New York, NYUBS Wealth Management Americas (WMA) today released its quarterly UBS Investor Watch report, "The conflicted investor(PDF, 1 MB)," which surveyed wealthy investors before and after the recent market volatility and geopolitical turmoil. The findings reveal a struggle between investors' rational perspective and the emotional impact of the financial crisis. On one hand, investors believe in the economic recovery—79% say it has met or exceeded their expectations—and nearly half (47%) wish they had invested more during the rebound. On the other hand, many investors still carry emotional scars from 2008 that have kept them from fully participating in the recovery.

For example, the majority of investors (89%) have maintained or increased their cash holdings since the crisis, while only 18% are willing to assume more risk for greater returns. Recent volatility and global events have exacerbated investors' feelings of uncertainty and made them even less likely to change their behavior. Forty-two percent say the volatility has rekindled memories of the financial crisis, and almost a quarter of investors believe it signals the start of a longer term market decline.

"Even before recent volatility tested their resolve, investors struggled to weigh the economic recovery and its positive effects on their finances against the lingering emotional fallout from 2008 and 2009," said Paula Polito, Client Strategy Officer, UBS Wealth Management Americas. "The financial crisis appears to have cast a long shadow on investors."



Investors with financial plans in place have far greater confidence during times of market volatility than investors without a plan.
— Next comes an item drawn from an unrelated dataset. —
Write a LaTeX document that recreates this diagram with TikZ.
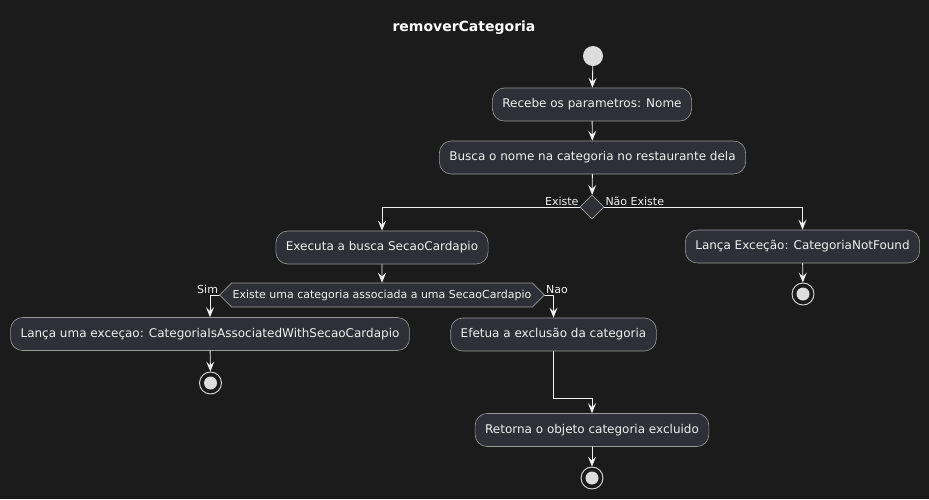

A full 98% agree that their plans keep them on track, and 97% agree that their plans help them stay focused on long-term goals, not daily market fluctuations.

Uncertainty from geopolitical events and domestic politics

Wealthy investors disagree about how long the volatility that started in 2016 will last: most (77%) expect it to be temporary, while nearly a quarter (23%) think it signifies that the U.S. is on the verge of a longer-term market decline. Contributing heavily to this debate are diverse geopolitical events affecting markets, as well as the large volume of information causing broad confusion. Investor Watch revealed that 85% of wealthy investors believe the volatility is driven by so many factors it is too difficult to predict where markets are headed.

More than three quarters (76%) think the myriad global concerns affecting markets make it challenging to understand the whole financial picture. Eighty-one percent feel that global terrorism is part of the “new normal.” Eight out of 10 (80%) are worried about the outcome of the 2016 U.S. Presidential election, and three quarters (76%) are concerned about the size of the country’s debt load.

The cash conflict

Wealthy investors have been holding significant cash reserves (20% on average) for the last several years, many doing so as a perceived safety precaution. And, while they continue to hold onto their funds, more than half believe having “too much” cash is unwise. They say they are ready to invest a quarter of their cash when they come across the right investment opportunity. Only 14% indicated they would advise the next generation to maintain a large cash allocation.

However, that does not mean all wealthy investors are putting their cash to work—quite the opposite. Nearly nine out of 10 (89%) have maintained or increased their cash holdings since the financial crisis, and approximately 40% believe investors can never hold “too much” cash. Seven years after the financial crisis and the bull market that followed, only 33% see market declines as opportunities to invest.

Millennial regrets

Investor Watch found that as a group, Millennials are more likely to regret selling investments during market declines (52% vs. 23% of Gen X and 14% of Baby Boomers) and not investing more during recovery periods (68% vs. 52% of Gen X and 44% of Baby Boomers).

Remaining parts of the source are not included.